*Exercise goal*:
Copy each line exactly. Drop every picture.

*Data section*:
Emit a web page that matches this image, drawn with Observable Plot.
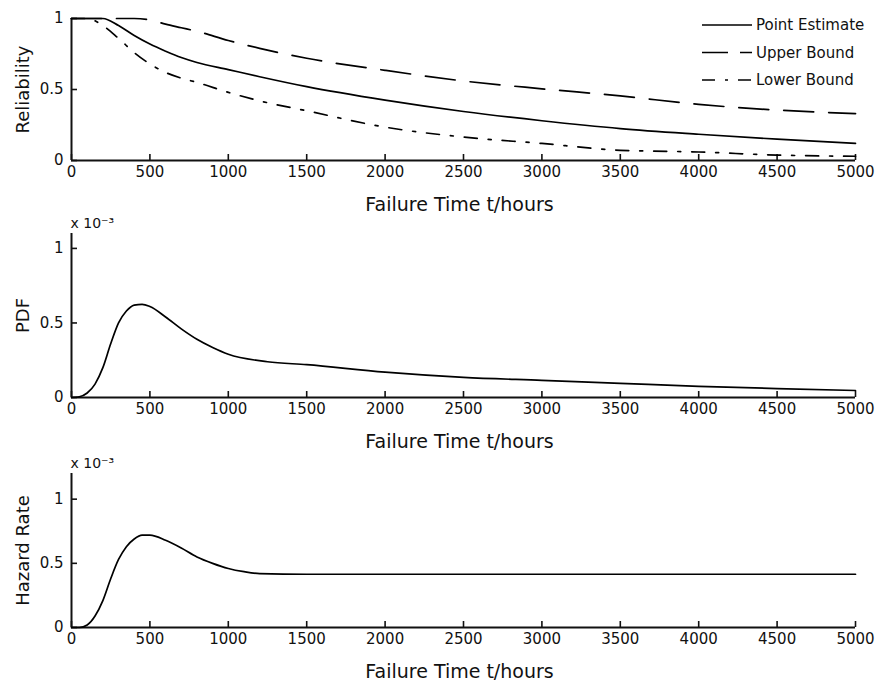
<!DOCTYPE html>
<html>
<head>
<meta charset="utf-8">
<script src="https://cdn.jsdelivr.net/npm/d3@7"></script>
<script src="https://cdn.jsdelivr.net/npm/@observablehq/plot@0.6"></script>
<style>
  body { margin: 0; background: #fff; }
  #wrap { position: relative; width: 877px; height: 682px; font-family: "DejaVu Sans", sans-serif; }
  #wrap svg { display: block; overflow: visible; }
  #legend { position: absolute; left: 0; top: 0; pointer-events: none; }
</style>
</head>
<body>
<div id="wrap"></div>
<script>
// ---- data ----
const xTicks = [0, 500, 1000, 1500, 2000, 2500, 3000, 3500, 4000, 4500, 5000];
const yTicks = [0, 0.5, 1];
const xLabel = "Failure Time t/hours";
const expLabel = "x 10\u207B\u00B3";

const seriesNames = ["Point Estimate", "Upper Bound", "Lower Bound"];

const timesR = [0, 100, 200, 300, 400, 500, 600, 700, 800, 1000, 1200, 1500, 2000, 2500, 3000, 3500, 4000, 4500, 5000];
const relPoint = [1, 1, 1, 0.95, 0.88, 0.82, 0.77, 0.725, 0.69, 0.64, 0.59, 0.52, 0.425, 0.345, 0.28, 0.225, 0.185, 0.15, 0.12];
const relUpper = [1, 1, 1, 1, 1, 0.99, 0.96, 0.935, 0.91, 0.845, 0.79, 0.72, 0.635, 0.56, 0.505, 0.455, 0.395, 0.355, 0.33];
const relLower = [1, 1, 0.95, 0.86, 0.76, 0.68, 0.62, 0.58, 0.55, 0.48, 0.42, 0.35, 0.235, 0.165, 0.12, 0.072, 0.06, 0.038, 0.03];

const timesP = [0, 50, 100, 150, 200, 250, 300, 350, 400, 450, 500, 600, 700, 800, 900, 1000, 1250, 1500, 2000, 2500, 3000, 3500, 4000, 4500, 5000];
const pdfVals = [0, 0.005, 0.03, 0.09, 0.2, 0.36, 0.5, 0.58, 0.62, 0.625, 0.61, 0.54, 0.46, 0.39, 0.335, 0.29, 0.24, 0.22, 0.17, 0.135, 0.115, 0.095, 0.075, 0.06, 0.047];

const timesH = [0, 50, 100, 150, 200, 250, 300, 350, 400, 450, 500, 600, 700, 800, 900, 1000, 1100, 1200, 1500, 2000, 3000, 4000, 5000];
const hazVals = [0, 0, 0.02, 0.09, 0.21, 0.38, 0.53, 0.63, 0.69, 0.72, 0.72, 0.68, 0.62, 0.55, 0.5, 0.46, 0.435, 0.42, 0.415, 0.415, 0.415, 0.415, 0.415];

const dashes = [null, "30,15", "13,11,3,11"];

// ---- layout ----
const W = 877, ML = 71, MR = 22;
const frameW = W - ML - MR;
const fontFamily = "DejaVu Sans, sans-serif";
const wrap = document.getElementById("wrap");

function panel({height, marginTop, marginBottom, yDomain, yLabel, lines, exp}) {
  const frameH = height - marginTop - marginBottom;
  const marks = [
    Plot.axisX({ticks: xTicks, tickSize: 0, tickPadding: 6, label: null, fontSize: 15, tickFormat: d => String(d)}),
    Plot.axisY({ticks: yTicks, tickSize: 0, tickPadding: 8, label: null, fontSize: 15, tickFormat: d => String(d)}),
    Plot.ruleX(xTicks, {x: d => d, insetTop: frameH - 6, strokeWidth: 1.6}),
    Plot.ruleY(yTicks, {y: d => d, insetRight: frameW - 6, strokeWidth: 1.6}),
    Plot.ruleY([0], {strokeWidth: 2}),
    Plot.ruleX([0], {strokeWidth: 2}),
    ...lines.map(l => Plot.line(l.x.map((t, i) => ({t, v: l.y[i]})), {
      x: "t", y: "v", stroke: "#000", strokeWidth: 1.7,
      strokeDasharray: l.dash, curve: "monotone-x"
    })),
    Plot.text([xLabel], {text: d => d, frameAnchor: "bottom", dy: 44, dx: -4, lineAnchor: "middle", fontSize: 19, fill: "#111"}),
    Plot.text([yLabel], {text: d => d, frameAnchor: "left", dx: -48, rotate: -90, lineAnchor: "middle", textAnchor: "middle", fontSize: 18, fill: "#111"})
  ];
  if (exp) marks.push(Plot.text([expLabel], {text: d => d, frameAnchor: "top-left", dy: -10, dx: -1, textAnchor: "start", lineAnchor: "middle", fontSize: 14, fill: "#111"}));
  const p = Plot.plot({
    width: W, height, marginLeft: ML, marginRight: MR, marginTop, marginBottom,
    style: {fontFamily, color: "#111", background: "#fff", overflow: "visible"},
    x: {domain: [0, 5000]},
    y: {domain: yDomain},
    marks
  });
  wrap.appendChild(p);
}

panel({
  height: 218, marginTop: 18, marginBottom: 58, yDomain: [0, 1], yLabel: "Reliability",
  lines: [
    {x: timesR, y: relPoint, dash: dashes[0]},
    {x: timesR, y: relUpper, dash: dashes[1]},
    {x: timesR, y: relLower, dash: dashes[2]}
  ]
});
panel({
  height: 238, marginTop: 15, marginBottom: 59, yDomain: [0, 1.1], yLabel: "PDF", exp: true,
  lines: [{x: timesP, y: pdfVals, dash: null}]
});
panel({
  height: 226, marginTop: 17, marginBottom: 55, yDomain: [0, 1.2], yLabel: "Hazard Rate", exp: true,
  lines: [{x: timesH, y: hazVals, dash: null}]
});

// ---- legend ----
const leg = d3.create("svg").attr("id", "legend").attr("width", W).attr("height", 100)
  .style("position", "absolute").style("left", "0px").style("top", "0px");
seriesNames.forEach((name, i) => {
  const y = 25 + i * 27.5;
  const g = leg.append("g");
  g.append("line").attr("x1", 702).attr("x2", 752).attr("y1", y).attr("y2", y)
    .attr("stroke", "#000").attr("stroke-width", 1.7)
    .attr("stroke-dasharray", i === 0 ? null : (i === 1 ? "26,12" : "13,10,3,10"));
  g.append("text").attr("x", 756).attr("y", y).attr("dy", "0.35em")
    .attr("font-family", fontFamily).attr("font-size", 15).attr("fill", "#111").text(name);
});
wrap.appendChild(leg.node());
</script>
</body>
</html>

*Solved exercise*:
Emit a web page that matches this image, drawn with Observable Plot.
<!DOCTYPE html>
<html>
<head>
<meta charset="utf-8">
<script src="https://cdn.jsdelivr.net/npm/d3@7"></script>
<script src="https://cdn.jsdelivr.net/npm/@observablehq/plot@0.6"></script>
<style>
  body { margin: 0; background: #fff; }
  #wrap { position: relative; width: 877px; height: 682px; font-family: "DejaVu Sans", sans-serif; }
  #wrap svg { display: block; overflow: visible; }
  #legend { position: absolute; left: 0; top: 0; pointer-events: none; }
</style>
</head>
<body>
<div id="wrap"></div>
<script>
// ---- data ----
const xTicks = [0, 500, 1000, 1500, 2000, 2500, 3000, 3500, 4000, 4500, 5000];
const yTicks = [0, 0.5, 1];
const xLabel = "Failure Time t/hours";
const expLabel = "x 10\u207B\u00B3";

const seriesNames = ["Point Estimate", "Upper Bound", "Lower Bound"];

const timesR = [0, 100, 200, 300, 400, 500, 600, 700, 800, 1000, 1200, 1500, 2000, 2500, 3000, 3500, 4000, 4500, 5000];
const relPoint = [1, 1, 1, 0.95, 0.88, 0.82, 0.77, 0.725, 0.69, 0.64, 0.59, 0.52, 0.425, 0.345, 0.28, 0.225, 0.185, 0.15, 0.12];
const relUpper = [1, 1, 1, 1, 1, 0.99, 0.96, 0.935, 0.91, 0.845, 0.79, 0.72, 0.635, 0.56, 0.505, 0.455, 0.395, 0.355, 0.33];
const relLower = [1, 1, 0.95, 0.86, 0.76, 0.68, 0.62, 0.58, 0.55, 0.48, 0.42, 0.35, 0.235, 0.165, 0.12, 0.072, 0.06, 0.038, 0.03];

const timesP = [0, 50, 100, 150, 200, 250, 300, 350, 400, 450, 500, 600, 700, 800, 900, 1000, 1250, 1500, 2000, 2500, 3000, 3500, 4000, 4500, 5000];
const pdfVals = [0, 0.005, 0.03, 0.09, 0.2, 0.36, 0.5, 0.58, 0.62, 0.625, 0.61, 0.54, 0.46, 0.39, 0.335, 0.29, 0.24, 0.22, 0.17, 0.135, 0.115, 0.095, 0.075, 0.06, 0.047];

const timesH = [0, 50, 100, 150, 200, 250, 300, 350, 400, 450, 500, 600, 700, 800, 900, 1000, 1100, 1200, 1500, 2000, 3000, 4000, 5000];
const hazVals = [0, 0, 0.02, 0.09, 0.21, 0.38, 0.53, 0.63, 0.69, 0.72, 0.72, 0.68, 0.62, 0.55, 0.5, 0.46, 0.435, 0.42, 0.415, 0.415, 0.415, 0.415, 0.415];

const dashes = [null, "30,15", "13,11,3,11"];

// ---- layout ----
const W = 877, ML = 71, MR = 22;
const frameW = W - ML - MR;
const fontFamily = "DejaVu Sans, sans-serif";
const wrap = document.getElementById("wrap");

function panel({height, marginTop, marginBottom, yDomain, yLabel, lines, exp}) {
  const frameH = height - marginTop - marginBottom;
  const marks = [
    Plot.axisX({ticks: xTicks, tickSize: 0, tickPadding: 6, label: null, fontSize: 15, tickFormat: d => String(d)}),
    Plot.axisY({ticks: yTicks, tickSize: 0, tickPadding: 8, label: null, fontSize: 15, tickFormat: d => String(d)}),
    Plot.ruleX(xTicks, {x: d => d, insetTop: frameH - 6, strokeWidth: 1.6}),
    Plot.ruleY(yTicks, {y: d => d, insetRight: frameW - 6, strokeWidth: 1.6}),
    Plot.ruleY([0], {strokeWidth: 2}),
    Plot.ruleX([0], {strokeWidth: 2}),
    ...lines.map(l => Plot.line(l.x.map((t, i) => ({t, v: l.y[i]})), {
      x: "t", y: "v", stroke: "#000", strokeWidth: 1.7,
      strokeDasharray: l.dash, curve: "monotone-x"
    })),
    Plot.text([xLabel], {text: d => d, frameAnchor: "bottom", dy: 44, dx: -4, lineAnchor: "middle", fontSize: 19, fill: "#111"}),
    Plot.text([yLabel], {text: d => d, frameAnchor: "left", dx: -48, rotate: -90, lineAnchor: "middle", textAnchor: "middle", fontSize: 18, fill: "#111"})
  ];
  if (exp) marks.push(Plot.text([expLabel], {text: d => d, frameAnchor: "top-left", dy: -10, dx: -1, textAnchor: "start", lineAnchor: "middle", fontSize: 14, fill: "#111"}));
  const p = Plot.plot({
    width: W, height, marginLeft: ML, marginRight: MR, marginTop, marginBottom,
    style: {fontFamily, color: "#111", background: "#fff", overflow: "visible"},
    x: {domain: [0, 5000]},
    y: {domain: yDomain},
    marks
  });
  wrap.appendChild(p);
}

panel({
  height: 218, marginTop: 18, marginBottom: 58, yDomain: [0, 1], yLabel: "Reliability",
  lines: [
    {x: timesR, y: relPoint, dash: dashes[0]},
    {x: timesR, y: relUpper, dash: dashes[1]},
    {x: timesR, y: relLower, dash: dashes[2]}
  ]
});
panel({
  height: 238, marginTop: 15, marginBottom: 59, yDomain: [0, 1.1], yLabel: "PDF", exp: true,
  lines: [{x: timesP, y: pdfVals, dash: null}]
});
panel({
  height: 226, marginTop: 17, marginBottom: 55, yDomain: [0, 1.2], yLabel: "Hazard Rate", exp: true,
  lines: [{x: timesH, y: hazVals, dash: null}]
});

// ---- legend ----
const leg = d3.create("svg").attr("id", "legend").attr("width", W).attr("height", 100)
  .style("position", "absolute").style("left", "0px").style("top", "0px");
seriesNames.forEach((name, i) => {
  const y = 25 + i * 27.5;
  const g = leg.append("g");
  g.append("line").attr("x1", 702).attr("x2", 752).attr("y1", y).attr("y2", y)
    .attr("stroke", "#000").attr("stroke-width", 1.7)
    .attr("stroke-dasharray", i === 0 ? null : (i === 1 ? "26,12" : "13,10,3,10"));
  g.append("text").attr("x", 756).attr("y", y).attr("dy", "0.35em")
    .attr("font-family", fontFamily).attr("font-size", 15).attr("fill", "#111").text(name);
});
wrap.appendChild(leg.node());
</script>
</body>
</html>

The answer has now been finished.